Palm Figures Out A Way To Spare The Foleo From A Poor Launch Reception — Kill It Off Beforehand
from the how-to-avoid-failure dept
Palm tried its best to whip up a ton of hype around the Foleo, the “smartphone companion” it announced at the end of May. Unfortunately for the company, the reaction was overwhelmingly negative. The device itself seemed fairly pointless, and its main function seemed to be to highlight the poor user experience of the aging Palm OS platform on its Treo smartphones. Well, Palm’s gone and saved itself from having to deal with the terrible reaction the Foleo was pretty certain to get when it hit the market — by canceling the device completely (via Engadget). The blog post from Palm’s CEO says the decision was made so that the company would only have one internal software platform, in addition to Windows Mobile, and that it plans a “Foleo II” when that internal platform is ready (if ever, since the platform in question’s been talked about since 2004 or so). Killing the device is a pretty extreme course of action, particularly if the Foleo was, as the Palm announcement claims, “nearly at the point for shipping.” If that were true, the company had almost certainly begun manufacturing them already, but given Palm’s track record for moving very slowly on the product front, it seems more likely that the Foleo was fatally flawed. There were rumors several days ago that the Foleo had been delayed because of software bugs, including a pretty significant one that kept the device from syncing with Treo smartphones — giving further credence to the theory that this decision was taken because the device was screwy and destined for failure, rather than as a matter of platform strategy. If that is indeed the case, it merely raises further questions about Palm and its viability.

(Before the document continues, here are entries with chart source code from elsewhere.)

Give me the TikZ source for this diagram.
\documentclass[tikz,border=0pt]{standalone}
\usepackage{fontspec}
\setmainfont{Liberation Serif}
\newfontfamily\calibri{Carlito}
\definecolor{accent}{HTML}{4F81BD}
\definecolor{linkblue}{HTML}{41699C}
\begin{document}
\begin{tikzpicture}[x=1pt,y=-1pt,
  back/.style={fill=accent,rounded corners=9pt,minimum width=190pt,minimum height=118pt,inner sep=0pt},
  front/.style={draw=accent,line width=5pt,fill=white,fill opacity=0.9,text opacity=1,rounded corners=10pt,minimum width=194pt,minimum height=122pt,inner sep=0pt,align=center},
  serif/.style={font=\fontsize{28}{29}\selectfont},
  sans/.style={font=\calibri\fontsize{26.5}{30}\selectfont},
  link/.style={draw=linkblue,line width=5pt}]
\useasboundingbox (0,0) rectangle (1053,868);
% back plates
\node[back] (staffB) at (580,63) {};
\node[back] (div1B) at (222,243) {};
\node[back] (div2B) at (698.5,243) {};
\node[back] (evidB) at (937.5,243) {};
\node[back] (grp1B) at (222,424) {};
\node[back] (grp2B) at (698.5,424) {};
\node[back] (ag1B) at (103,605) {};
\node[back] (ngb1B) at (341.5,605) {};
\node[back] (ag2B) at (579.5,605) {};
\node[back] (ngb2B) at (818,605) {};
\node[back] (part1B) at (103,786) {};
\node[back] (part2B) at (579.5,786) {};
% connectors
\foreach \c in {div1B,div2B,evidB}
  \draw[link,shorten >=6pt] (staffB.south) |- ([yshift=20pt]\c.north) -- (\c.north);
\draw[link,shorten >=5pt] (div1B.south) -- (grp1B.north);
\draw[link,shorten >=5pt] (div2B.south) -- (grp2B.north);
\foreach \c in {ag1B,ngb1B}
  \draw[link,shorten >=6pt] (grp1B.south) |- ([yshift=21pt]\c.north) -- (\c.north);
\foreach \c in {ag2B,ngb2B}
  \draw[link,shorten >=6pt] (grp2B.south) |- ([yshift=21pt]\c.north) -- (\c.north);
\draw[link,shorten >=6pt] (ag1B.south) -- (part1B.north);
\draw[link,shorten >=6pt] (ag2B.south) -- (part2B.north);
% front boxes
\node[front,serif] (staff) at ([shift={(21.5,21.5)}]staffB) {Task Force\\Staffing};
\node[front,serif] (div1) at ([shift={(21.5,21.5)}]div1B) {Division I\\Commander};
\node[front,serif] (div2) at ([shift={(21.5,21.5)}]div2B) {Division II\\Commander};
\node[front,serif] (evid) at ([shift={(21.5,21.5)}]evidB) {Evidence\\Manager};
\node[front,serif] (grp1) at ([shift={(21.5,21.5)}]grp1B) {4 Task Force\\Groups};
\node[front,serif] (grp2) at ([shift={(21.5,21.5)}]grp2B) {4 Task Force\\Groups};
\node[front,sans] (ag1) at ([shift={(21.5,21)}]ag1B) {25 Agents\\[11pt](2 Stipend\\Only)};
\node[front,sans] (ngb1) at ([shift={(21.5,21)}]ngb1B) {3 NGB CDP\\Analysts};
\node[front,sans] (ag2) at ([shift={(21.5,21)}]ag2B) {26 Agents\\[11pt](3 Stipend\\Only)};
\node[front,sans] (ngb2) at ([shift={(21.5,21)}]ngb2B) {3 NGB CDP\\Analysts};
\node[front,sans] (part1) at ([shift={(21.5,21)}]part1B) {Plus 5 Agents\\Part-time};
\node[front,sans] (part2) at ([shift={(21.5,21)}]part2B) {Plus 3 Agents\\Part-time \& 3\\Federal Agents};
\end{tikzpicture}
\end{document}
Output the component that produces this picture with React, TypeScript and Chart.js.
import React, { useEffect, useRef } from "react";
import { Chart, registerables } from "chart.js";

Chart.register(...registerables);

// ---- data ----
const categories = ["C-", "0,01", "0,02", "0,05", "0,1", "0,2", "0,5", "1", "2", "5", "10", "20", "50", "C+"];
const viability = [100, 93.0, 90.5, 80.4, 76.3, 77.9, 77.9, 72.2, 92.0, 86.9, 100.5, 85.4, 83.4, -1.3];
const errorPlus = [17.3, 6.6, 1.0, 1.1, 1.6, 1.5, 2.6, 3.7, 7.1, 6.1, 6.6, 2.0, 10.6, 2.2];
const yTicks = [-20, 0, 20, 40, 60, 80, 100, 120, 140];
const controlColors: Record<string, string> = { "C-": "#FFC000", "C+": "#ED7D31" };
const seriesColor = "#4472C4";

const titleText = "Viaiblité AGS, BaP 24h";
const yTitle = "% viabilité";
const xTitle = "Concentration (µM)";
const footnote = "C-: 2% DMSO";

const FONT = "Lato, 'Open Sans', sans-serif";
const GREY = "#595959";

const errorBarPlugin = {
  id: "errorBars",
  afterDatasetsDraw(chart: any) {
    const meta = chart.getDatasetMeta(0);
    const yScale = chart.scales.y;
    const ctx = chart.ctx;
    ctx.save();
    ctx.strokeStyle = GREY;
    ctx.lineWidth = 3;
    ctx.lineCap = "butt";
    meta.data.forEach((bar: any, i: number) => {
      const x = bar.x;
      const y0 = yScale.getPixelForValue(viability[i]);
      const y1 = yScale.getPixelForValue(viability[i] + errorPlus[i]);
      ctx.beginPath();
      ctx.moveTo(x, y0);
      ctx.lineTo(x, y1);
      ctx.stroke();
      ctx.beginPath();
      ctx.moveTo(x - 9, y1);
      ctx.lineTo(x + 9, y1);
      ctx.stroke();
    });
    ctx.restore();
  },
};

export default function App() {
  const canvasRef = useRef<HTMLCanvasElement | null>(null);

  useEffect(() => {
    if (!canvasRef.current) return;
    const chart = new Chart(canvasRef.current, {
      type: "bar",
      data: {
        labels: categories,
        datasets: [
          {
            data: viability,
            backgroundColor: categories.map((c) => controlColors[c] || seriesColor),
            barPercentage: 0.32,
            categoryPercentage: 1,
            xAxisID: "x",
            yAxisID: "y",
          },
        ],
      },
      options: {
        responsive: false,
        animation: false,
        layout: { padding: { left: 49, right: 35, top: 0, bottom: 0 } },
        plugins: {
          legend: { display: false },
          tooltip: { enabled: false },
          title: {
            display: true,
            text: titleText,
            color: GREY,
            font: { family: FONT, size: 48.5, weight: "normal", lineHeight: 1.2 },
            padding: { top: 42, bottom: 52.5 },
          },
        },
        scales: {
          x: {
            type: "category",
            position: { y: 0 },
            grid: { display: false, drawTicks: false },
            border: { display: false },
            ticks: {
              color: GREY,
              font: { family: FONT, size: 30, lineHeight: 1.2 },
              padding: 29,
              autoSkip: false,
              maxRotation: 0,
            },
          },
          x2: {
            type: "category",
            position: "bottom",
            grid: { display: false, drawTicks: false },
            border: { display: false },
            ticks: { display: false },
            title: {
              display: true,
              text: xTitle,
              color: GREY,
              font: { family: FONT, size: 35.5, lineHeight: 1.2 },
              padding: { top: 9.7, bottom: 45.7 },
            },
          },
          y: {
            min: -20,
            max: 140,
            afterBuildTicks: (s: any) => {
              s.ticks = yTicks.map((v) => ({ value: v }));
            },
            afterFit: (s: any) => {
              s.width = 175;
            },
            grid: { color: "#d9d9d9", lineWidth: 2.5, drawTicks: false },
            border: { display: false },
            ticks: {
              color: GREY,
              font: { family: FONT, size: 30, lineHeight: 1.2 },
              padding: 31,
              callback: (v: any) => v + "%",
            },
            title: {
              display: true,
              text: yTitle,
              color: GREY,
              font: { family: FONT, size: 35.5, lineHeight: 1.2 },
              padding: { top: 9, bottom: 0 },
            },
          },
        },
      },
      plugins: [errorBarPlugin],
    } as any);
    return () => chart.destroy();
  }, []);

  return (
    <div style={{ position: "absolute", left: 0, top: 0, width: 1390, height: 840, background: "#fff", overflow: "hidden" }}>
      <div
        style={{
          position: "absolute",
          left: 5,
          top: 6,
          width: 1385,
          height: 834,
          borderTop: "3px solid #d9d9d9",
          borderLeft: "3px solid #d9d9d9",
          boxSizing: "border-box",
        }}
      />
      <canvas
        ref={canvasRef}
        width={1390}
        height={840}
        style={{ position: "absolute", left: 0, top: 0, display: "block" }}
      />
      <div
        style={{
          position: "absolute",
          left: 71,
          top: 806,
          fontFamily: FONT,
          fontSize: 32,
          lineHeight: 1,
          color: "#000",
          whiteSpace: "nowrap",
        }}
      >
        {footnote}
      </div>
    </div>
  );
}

Comments on “Palm Figures Out A Way To Spare The Foleo From A Poor Launch Reception — Kill It Off Beforehand”
APPLE WINS!!!!!!!!!!!!!!!!!!!!!!!
everyone losses because the more we have available the lower the price and better the products
Faileo avoided
In a recent widely publicized open letter a thoughtful commentator wrote the CEO of Palm making many wise suggestions for the future of the platform, including killing the Foleo. The CEO replied that he had sent the letter to all his executives, and that many of the suggestions were in process.
Within a week we have this evidence that Palm is taking their future seriously. If they can get the form factor and certain features right (Wi-Fi and 3G or better), and backward compatibility or easy conversion of the huge base of special-interest Palm OS applications, then the rumors of their death may have been greatly exaggerated, to paraphrase Sam Clemens.
It’s a real [ryhmes with hockey pucking] shame – if Palm would have just come out with a unit based over a real harddrive (20/40+ meg) instead of that abissmal LifeDrive, they could have had an iPod killer…
faileo
Its amazing that Palm sunk so many resources into this product (I’ve heard that major engineering resources where involved), diverting efforts on the Palm Treos… and then basically let the Apple iPhone win. As my 4 years would say, “what were they thinking?”
Last Great Product
Someone tell me the last great (or even good) product invented at Palm…
Anyone?
Did you say the Treo (since it’s not the Lifedrive, and not the Foleo)? You’d be wrong. The Treo was invented at Handspring, a company that Palm bought just to get the Treo.
So, we have a company that invented the Palm Pilot in the late 90s, made evolutionary improvements on it, but after the founders left, didn’t really do any innovation.
The founders, who then founded Handspring, innovated again, seeing the convergence of phones and PDAs. They invented the Treo 270. Handspring then did a full revision on the product line, and released the Treo 600. Both were acclaimed and category leaders.
Then in June 2003, Palm bought Handspring, and now, over four years later, the Treo line basically looks the same. Functions are basically the same. The OS basically works the same.